Il·lustració © Mireia Azorin

Ilustración © Mireia Azorin

Como ya conté en un artículo anterior, yo sufrí abusos sexuales intrafamiliares y maltrato psicológico en la infancia. Recuerdo el sentimiento de desamparo, de tristeza infinita, de soledad, de indefensión. ¿Cómo pedir ayuda, si los que te tienen que ayudar son los responsables de tu dolor? Aunque asumes que estás sola, no, no puedes asumirlo, porque asumirlo implica darte cuenta de lo que ocurre. No eres consciente de lo que ocurre; eres un niño, no un adulto. Por ello, para protegerme, mi cerebro creó un trastorno mental en forma de escudo.

Cada vez que me encuentro con artículos relativos al maltrato y sus consecuencias, los veo como muy centrados en un determinado momento, edad, sexo o espacio que ocupamos en la familia. Echo de menos que se hable del maltrato que se convierte en dinámica familiar en la cual todos sus miembros se sienten infelices, pero son incapaces de romperlo.
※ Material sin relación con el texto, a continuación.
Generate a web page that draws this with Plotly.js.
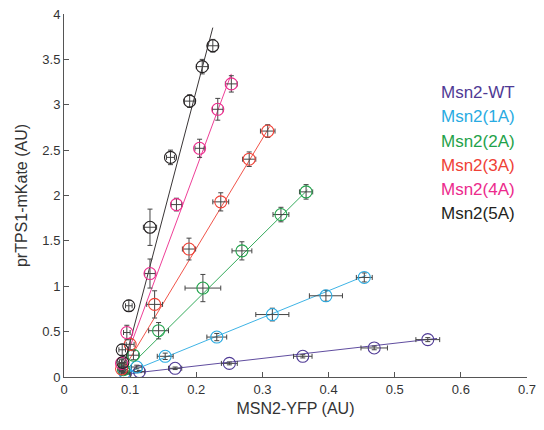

Las historias se repiten en las familias, mis hijos harán lo que yo hago, yo hago lo que mi madre hizo antes y mi madre hizo lo que hizo porque lo aprendió de su entorno familiar, que venía condicionado por un entorno familiar anterior.
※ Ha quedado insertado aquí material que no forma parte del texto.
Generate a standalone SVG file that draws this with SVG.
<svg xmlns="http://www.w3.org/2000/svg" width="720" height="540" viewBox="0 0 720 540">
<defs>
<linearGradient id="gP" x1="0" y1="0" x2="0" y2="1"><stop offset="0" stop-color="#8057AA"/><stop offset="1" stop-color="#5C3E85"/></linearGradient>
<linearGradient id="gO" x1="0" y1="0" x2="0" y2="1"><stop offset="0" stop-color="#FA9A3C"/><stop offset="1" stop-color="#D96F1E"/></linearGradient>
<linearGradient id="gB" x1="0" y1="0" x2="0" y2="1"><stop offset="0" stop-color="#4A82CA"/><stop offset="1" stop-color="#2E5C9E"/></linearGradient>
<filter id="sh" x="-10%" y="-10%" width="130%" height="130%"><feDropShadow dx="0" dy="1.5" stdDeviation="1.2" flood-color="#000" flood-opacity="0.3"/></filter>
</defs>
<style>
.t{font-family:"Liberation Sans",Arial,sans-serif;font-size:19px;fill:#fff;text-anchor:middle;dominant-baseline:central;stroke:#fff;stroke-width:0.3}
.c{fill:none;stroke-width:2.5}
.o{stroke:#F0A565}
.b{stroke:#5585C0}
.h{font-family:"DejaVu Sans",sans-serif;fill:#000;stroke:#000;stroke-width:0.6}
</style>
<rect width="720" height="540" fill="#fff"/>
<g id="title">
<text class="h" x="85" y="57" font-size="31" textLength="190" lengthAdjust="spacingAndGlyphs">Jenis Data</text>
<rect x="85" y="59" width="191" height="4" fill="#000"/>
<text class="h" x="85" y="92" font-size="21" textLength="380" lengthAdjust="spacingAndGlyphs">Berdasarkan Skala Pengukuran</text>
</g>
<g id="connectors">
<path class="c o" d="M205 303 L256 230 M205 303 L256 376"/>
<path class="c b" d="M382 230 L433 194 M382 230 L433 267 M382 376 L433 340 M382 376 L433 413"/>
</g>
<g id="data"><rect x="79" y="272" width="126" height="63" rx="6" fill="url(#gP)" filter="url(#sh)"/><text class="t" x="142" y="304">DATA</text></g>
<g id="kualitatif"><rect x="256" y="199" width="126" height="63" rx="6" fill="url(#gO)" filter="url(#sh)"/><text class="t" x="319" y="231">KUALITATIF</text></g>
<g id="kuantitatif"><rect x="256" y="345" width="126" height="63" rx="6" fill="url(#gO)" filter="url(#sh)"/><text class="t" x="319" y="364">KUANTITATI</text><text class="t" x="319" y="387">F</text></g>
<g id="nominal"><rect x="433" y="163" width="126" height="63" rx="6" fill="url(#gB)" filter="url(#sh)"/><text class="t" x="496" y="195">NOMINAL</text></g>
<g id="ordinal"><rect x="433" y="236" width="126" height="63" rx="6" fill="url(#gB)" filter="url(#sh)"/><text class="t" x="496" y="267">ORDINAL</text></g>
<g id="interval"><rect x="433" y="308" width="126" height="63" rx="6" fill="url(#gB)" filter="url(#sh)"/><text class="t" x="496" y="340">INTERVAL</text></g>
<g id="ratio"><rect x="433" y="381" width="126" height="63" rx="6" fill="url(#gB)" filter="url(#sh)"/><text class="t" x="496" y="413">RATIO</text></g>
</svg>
Leyendo diferentes artículos sobre mujeres maltratadas, me doy cuenta de que son perfectamente extrapolables a personas que hemos sufrido maltrato en la infancia, del tipo que sea. Presenciar gritos, insultos, malos modos entre los adultos que te son importantes, aunque esos mismos adultos se crean que no te afecta puesto que debes estar tan acostumbrado que ni te inmutas. No es que no te afecten, es que tu cerebro se está defendiendo y ante estas situaciones se “desconecta”, con el consiguiente peligro de que nos cree un trastorno para seguir defendiéndonos de forma indefinida.
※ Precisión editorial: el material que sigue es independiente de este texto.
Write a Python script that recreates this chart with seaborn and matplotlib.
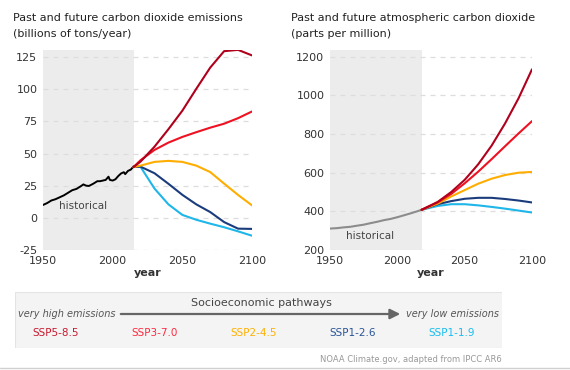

Como niño no tienes elección, no tienes recursos económicos ni personales para irte de esa casa ni para parar la violencia física o verbal que estás sufriendo. Recuerdo en muchas ocasiones pedirle a mi madre que dejase de insultarme. Usaba cualquier excusa para hacerme sentir como una mierda humana, me insultaba diciendo lo mala hija que era, que el hijo de cualquier vecino era mejor que yo, hasta que me hacía llorar de dolor por sus palabras. Su insulto favorito era subnormal, me lo decía a diario y yo lo asumí como cierto. Cuando ella conseguía hacerme llorar a causa de sus insultos, yo la miraba y sentía que el hacerme llorar de dolor a ella le hacía sentirse mejor interiormente. No debería resultar extraño que con 23 años decidiera suicidarme, la razón es que prefería estar muerta a seguir viviendo en la misma casa que mi madre. En aquellos momentos no sabía explicar lo que ocurría, mi cerebro hacía tiempo que había creado un escudo de protección, en forma de psicosis, que me ayudaba a sobrevivir creando un mundo paralelo.

Ser consciente de que las historias suelen repetirse me obliga a ser honesta conmigo misma. No voy a hacer lo mismo ni tampoco lo contrario. Hacer lo contrario implica tomar decisiones basadas en la dinámica de la que quiero salir. Por ello intento ser honesta conmigo misma y mis sentimientos. Aunque la mayoría de mis sentimientos sean contradictorios, no lucho contra ellos, acepto la contradicción como base para empezar desde un nuevo lugar.

Empezar de nuevo, desde otro punto, con toda la experiencia acumulada del lugar anterior sin que condicione la nueva dinámica familiar que estoy creando a mi alrededor. No puedo, ni quiero, volver atrás.